Gambar 4. Pelemasan Batang Buah
31
Setelah dilakukan pelemasan, kemudian dilakukan penggoyangan dengan
cara mendorong buah kearah bawah beberapa kali. Dilakukan setiap hari pagi dan
sore hari selama 9-15 hari tergantung besar kecilnya buah. Buah yang lebih besar
dan berat lebih cepat mengeluarkan nira setelah dipotong dibandingkan dengan
buah yang ukurannya lebih kecil. Setelah itu buah yang sudah diberikan perlakuan
siap untuk disadap dengan teknik sadap potong miring pada ujung batang dekat
buah.
Setelah buah dipotong dan dilakukan penyadapan (dengan teknik khusus),
maka nira yang keluar dari batang ditampung di dalam tempat yang sudah
disiapkan.
Penyadapan dilakukan pada pagi hari pukul 06.00 pagi dan sore hari pukul
18.00 sore. Banyak sedikitnya nira yang dihasilkan sangat dipengaruhi oleh
jumlah pohon yang disadap dan jumlah buah nipah yang tumbuh. Setiap satu
pohon nipah biasanya dapat menghasilkan 0,5-1,2 liter setiap harinnya, dengan
lama penyadapan per pohon sekitar 6-8 minggu tergantung dari kondisi pohon
nipah tersebut.
Pengadaan bahan baku utama ini dilakukan untuk tiga (3) kali produksi,
artinya dalam satu hari dilakukan tiga kali proses produksi, yaitu bertahap
(continue). Nira yang dipakai sudah dilakukan perlakuan fermentasi selama 3 hari
dan setelah itu diproses menjadi bioetanol. Nira Nipah disajikan pada Gambar 5.
32
Gambar 5. Nira Nipah
B. Bahan Tambahan
Bahan tambahan yang digunakan pada industri pembuatan bioetanol dengan
bahan baku nira nipah di Desa Pantai Harapan, Kecamatan Bumi Makmur,
Kabupaten Tanah Laut ini adalah ragi, NPK, dan urea, dimana ragi atau khamir
(Saccharomyces cerevisiae) berfungsi untuk memfermentasi kandungan gula yang
ada pada nira nipah menjadi etanol, NPK berfungsi sebagai nutrisi atau makanan
khamir yang bekerja dalam proses fermentasi, hal ini dikarenakan pupuk NPK
banyak mengandung unsur N, dan P yang dibutuhkan oleh khamir, urea berfungsi
sebagai nutrisi untuk khamir yang bekerja pada proses fermentasi karena pupuk
urea mengandung unsur N yang dibutuhkan untuk makanan khamir.

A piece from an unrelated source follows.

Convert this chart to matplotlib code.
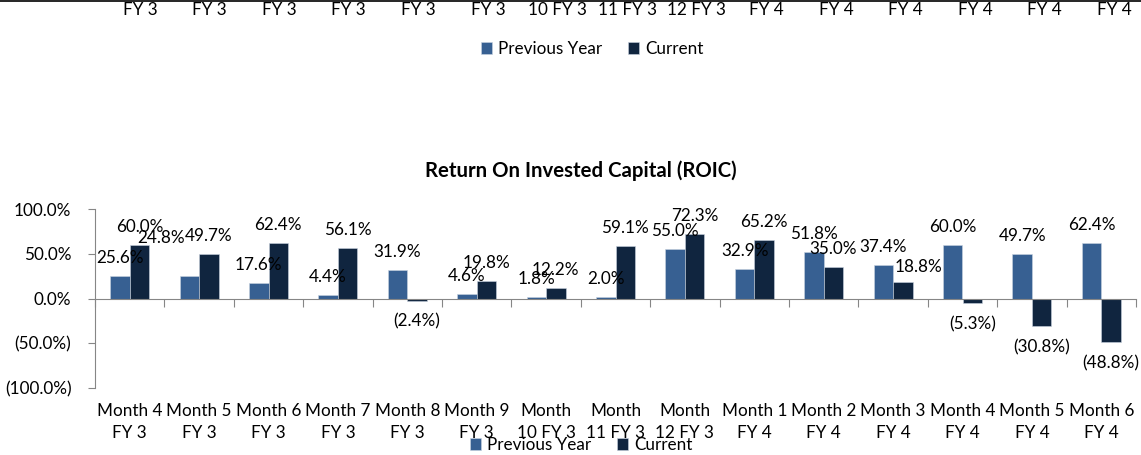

Besar kecilnya jumlah penggunaan bahan pembantu ini dipengaruhi oleh
jumlah nira yang dihasilkan. Semakin banyak jumlah nira yang dihasilkan, maka
semakin besar pula jumlah bahan pembantu yang digunakan. Pengadaan dari
NPK, urea dan ragi sendiri dengan cara membeli di pasar. Ragi, Urea dan NPK
disajikan pada Gambar 6.
Gambar 6. Ragi, Urea dan NPK
33
C. Peralatan dalam Proses Produksi Bioetanol
Produksi bioetanol yang berbahan baku nira nipah di Desa Pantai Harapan,
Kecamatan Bumi Makmur, Kabupaten Tanah Laut selain membutuhkan bahan
baku dan bahan pembantu untuk menjalankan usahanya, juga memerlukan
peralatan yang digunakan dalam proses produksi. Peralatan yang digunakan dalam
industri pembuatan bioetanol yang berbahan baku nira nipah di Desa Pantai
Harapan, Kecamatan Bumi Makmur, Kabupaten Tanah Laut antara lain sebagai
berikut:
a. Drum Plastik
Berfungsi sebagai tempat untuk fermentasi nira nipah. Drum plastik ini
memiliki kapasitas 80 liter.
b. Pengaduk
Yaitu alat yang terbuat dari stainless berbentuk seperti baling-baling.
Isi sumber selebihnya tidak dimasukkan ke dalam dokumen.